[start]

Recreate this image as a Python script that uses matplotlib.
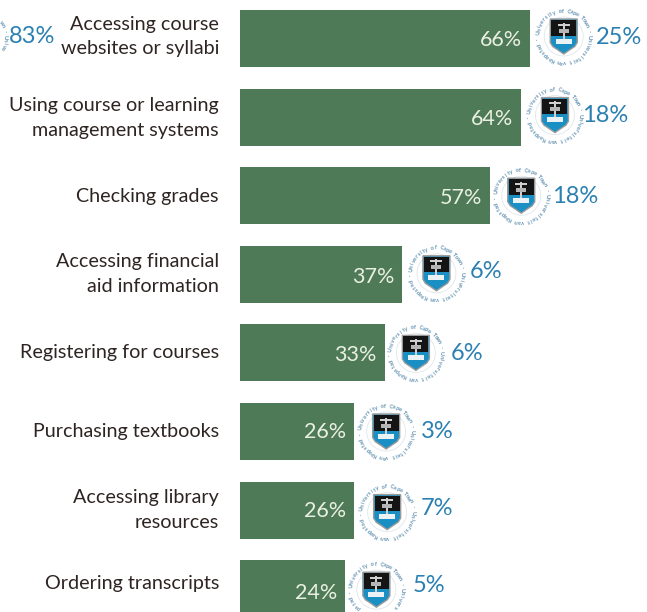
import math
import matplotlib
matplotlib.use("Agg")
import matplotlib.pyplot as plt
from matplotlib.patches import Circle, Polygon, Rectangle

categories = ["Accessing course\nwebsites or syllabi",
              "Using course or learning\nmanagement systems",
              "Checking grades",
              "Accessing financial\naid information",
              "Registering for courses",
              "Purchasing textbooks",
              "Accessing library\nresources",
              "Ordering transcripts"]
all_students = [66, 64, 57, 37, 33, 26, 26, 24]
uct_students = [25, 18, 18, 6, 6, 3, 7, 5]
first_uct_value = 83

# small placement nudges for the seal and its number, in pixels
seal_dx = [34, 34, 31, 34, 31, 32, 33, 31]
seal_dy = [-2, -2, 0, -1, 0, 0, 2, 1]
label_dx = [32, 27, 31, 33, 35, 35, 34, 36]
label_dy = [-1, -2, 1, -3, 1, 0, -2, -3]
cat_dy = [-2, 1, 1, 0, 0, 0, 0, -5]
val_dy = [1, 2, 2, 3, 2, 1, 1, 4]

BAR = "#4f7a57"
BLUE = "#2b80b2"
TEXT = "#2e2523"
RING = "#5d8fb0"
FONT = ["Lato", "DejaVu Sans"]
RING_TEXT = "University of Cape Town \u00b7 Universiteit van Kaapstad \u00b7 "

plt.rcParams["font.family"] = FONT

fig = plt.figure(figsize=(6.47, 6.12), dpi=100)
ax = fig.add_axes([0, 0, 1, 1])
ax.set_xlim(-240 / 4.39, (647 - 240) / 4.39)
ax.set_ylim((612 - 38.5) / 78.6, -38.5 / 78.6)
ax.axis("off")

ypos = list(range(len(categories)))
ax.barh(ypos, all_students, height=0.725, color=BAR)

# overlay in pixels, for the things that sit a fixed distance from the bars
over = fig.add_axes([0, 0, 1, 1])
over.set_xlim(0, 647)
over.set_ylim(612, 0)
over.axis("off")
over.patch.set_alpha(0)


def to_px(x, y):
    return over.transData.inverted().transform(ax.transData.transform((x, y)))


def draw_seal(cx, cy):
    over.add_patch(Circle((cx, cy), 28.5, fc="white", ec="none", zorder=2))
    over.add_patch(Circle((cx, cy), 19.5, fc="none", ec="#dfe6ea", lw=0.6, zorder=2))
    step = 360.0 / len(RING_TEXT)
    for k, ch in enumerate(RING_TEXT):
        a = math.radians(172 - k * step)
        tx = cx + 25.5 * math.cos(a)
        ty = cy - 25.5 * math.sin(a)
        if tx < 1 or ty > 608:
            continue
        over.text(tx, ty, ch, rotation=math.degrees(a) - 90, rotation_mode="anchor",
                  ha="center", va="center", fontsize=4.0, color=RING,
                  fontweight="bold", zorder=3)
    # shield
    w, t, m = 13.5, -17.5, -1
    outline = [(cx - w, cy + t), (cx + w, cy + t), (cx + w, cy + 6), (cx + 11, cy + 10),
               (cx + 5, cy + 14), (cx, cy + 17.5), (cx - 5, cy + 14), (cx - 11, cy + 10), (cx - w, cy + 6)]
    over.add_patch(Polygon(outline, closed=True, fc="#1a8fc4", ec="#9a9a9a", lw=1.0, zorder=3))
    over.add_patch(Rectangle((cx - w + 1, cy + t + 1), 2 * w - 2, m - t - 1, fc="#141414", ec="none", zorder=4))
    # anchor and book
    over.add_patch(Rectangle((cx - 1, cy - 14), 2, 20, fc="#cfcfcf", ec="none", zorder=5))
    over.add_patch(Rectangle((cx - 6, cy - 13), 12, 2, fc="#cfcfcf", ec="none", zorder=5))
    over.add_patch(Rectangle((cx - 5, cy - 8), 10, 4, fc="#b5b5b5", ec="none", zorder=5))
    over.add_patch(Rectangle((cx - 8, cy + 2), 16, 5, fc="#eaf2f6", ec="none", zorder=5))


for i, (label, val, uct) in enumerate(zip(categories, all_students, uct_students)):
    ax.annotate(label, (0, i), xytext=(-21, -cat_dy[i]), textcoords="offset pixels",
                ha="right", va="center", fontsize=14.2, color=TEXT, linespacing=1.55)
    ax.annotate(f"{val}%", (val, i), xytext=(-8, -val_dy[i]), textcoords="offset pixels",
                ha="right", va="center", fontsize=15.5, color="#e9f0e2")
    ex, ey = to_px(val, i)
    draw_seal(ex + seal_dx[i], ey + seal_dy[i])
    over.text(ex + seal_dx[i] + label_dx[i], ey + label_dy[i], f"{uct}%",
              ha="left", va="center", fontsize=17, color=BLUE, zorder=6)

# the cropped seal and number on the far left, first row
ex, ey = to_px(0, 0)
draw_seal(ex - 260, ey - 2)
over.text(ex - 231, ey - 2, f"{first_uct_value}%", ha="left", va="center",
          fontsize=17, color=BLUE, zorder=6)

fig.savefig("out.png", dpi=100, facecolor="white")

[end]

Stated exercise:
Give again, word for word, every line from the top of the data above to the line holding "from matplotlib.patches import", inclusive, with the pictures left out.

Response for this exercise:
Recreate this image as a Python script that uses matplotlib.
import math
import matplotlib
matplotlib.use("Agg")
import matplotlib.pyplot as plt
from matplotlib.patches import Circle, Polygon, Rectangle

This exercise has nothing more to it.